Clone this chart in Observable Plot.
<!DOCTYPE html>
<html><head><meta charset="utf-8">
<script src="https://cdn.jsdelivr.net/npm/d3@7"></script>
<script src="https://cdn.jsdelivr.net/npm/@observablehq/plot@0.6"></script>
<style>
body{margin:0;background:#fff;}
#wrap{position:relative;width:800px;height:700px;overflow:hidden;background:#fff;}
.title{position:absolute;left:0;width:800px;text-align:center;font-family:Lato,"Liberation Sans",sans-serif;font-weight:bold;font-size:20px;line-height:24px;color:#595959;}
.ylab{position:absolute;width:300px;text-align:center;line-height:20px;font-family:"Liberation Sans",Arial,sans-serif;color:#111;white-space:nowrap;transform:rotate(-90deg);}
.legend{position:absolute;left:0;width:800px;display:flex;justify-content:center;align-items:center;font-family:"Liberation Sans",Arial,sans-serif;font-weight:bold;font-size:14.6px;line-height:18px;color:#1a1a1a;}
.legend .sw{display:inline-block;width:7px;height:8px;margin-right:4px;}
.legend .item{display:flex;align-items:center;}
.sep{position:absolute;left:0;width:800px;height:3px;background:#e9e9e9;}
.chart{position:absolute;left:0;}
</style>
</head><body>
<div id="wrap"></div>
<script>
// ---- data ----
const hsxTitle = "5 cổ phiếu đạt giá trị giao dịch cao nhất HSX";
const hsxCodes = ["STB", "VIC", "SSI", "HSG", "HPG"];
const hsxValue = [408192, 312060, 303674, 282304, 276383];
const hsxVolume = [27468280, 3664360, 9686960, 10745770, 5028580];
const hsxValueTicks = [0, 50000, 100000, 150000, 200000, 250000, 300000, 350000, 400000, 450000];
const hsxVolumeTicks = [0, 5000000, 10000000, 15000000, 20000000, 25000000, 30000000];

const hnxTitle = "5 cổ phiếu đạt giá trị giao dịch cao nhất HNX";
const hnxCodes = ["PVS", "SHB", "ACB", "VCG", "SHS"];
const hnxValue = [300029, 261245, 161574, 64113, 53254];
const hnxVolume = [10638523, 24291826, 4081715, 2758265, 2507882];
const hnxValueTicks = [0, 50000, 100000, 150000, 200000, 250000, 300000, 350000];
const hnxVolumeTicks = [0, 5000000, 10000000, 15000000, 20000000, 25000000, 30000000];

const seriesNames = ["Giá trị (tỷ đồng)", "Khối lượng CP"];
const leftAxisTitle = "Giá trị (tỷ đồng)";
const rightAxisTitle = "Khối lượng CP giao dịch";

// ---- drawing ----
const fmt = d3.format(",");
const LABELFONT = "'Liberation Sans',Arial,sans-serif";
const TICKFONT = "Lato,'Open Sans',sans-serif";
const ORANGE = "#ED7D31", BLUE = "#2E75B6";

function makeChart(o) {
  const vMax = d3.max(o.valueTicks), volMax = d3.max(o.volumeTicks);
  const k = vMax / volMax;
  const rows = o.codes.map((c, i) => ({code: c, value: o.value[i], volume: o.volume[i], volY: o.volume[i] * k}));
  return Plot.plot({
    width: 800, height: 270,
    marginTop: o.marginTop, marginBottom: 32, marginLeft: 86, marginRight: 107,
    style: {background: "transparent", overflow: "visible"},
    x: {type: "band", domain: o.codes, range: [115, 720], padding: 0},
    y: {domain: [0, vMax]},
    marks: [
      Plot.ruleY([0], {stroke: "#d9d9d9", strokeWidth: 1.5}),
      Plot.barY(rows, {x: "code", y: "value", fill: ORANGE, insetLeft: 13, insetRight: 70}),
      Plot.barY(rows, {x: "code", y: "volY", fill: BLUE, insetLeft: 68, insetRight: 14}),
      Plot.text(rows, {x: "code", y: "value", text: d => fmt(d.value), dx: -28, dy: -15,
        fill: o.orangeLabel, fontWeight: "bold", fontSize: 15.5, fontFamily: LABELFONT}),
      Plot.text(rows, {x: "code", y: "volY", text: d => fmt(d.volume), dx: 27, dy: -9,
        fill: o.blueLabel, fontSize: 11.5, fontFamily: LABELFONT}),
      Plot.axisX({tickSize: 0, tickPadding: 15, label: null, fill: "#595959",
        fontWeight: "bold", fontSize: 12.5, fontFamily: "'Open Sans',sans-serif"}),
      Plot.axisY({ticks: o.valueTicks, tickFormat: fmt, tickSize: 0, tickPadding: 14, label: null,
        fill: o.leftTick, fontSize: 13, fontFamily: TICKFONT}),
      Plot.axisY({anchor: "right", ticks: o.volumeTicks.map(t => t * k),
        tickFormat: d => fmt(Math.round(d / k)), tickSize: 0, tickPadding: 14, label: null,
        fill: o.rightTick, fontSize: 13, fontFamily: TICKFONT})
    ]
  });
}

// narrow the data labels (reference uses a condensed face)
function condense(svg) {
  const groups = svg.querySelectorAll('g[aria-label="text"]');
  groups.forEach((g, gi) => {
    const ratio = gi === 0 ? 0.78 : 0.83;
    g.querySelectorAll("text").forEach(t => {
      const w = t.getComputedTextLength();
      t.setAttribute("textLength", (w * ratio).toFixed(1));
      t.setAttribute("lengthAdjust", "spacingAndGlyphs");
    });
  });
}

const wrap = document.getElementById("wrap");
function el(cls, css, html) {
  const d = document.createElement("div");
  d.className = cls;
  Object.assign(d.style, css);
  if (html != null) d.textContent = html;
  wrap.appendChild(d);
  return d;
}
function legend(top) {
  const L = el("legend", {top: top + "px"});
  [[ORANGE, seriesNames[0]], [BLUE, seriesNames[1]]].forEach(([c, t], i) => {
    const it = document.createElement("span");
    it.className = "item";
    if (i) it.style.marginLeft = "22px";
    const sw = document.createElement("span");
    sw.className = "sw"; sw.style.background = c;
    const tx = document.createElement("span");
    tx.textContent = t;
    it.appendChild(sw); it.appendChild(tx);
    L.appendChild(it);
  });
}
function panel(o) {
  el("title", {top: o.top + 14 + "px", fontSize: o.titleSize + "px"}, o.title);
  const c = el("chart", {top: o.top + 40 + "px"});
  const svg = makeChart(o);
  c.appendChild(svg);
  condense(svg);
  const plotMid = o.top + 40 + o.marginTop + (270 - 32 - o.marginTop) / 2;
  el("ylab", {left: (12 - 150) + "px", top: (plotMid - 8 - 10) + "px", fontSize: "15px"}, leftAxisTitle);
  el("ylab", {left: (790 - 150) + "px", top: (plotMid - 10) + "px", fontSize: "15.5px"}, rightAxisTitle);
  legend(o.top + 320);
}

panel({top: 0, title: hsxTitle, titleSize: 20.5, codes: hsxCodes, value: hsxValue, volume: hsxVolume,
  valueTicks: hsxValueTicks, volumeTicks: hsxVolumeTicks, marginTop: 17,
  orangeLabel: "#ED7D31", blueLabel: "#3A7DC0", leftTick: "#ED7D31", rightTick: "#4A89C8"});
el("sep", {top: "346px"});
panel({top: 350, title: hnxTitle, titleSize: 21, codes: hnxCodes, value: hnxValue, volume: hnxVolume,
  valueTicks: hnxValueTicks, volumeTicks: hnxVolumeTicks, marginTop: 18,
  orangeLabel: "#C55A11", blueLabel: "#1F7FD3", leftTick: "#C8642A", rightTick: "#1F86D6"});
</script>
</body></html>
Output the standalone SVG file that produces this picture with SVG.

→ Goal
Pick out and copy the lines of the material that include the word "this".

→ Answer for the task
Clone this chart in Observable Plot.
Output the standalone SVG file that produces this picture with SVG.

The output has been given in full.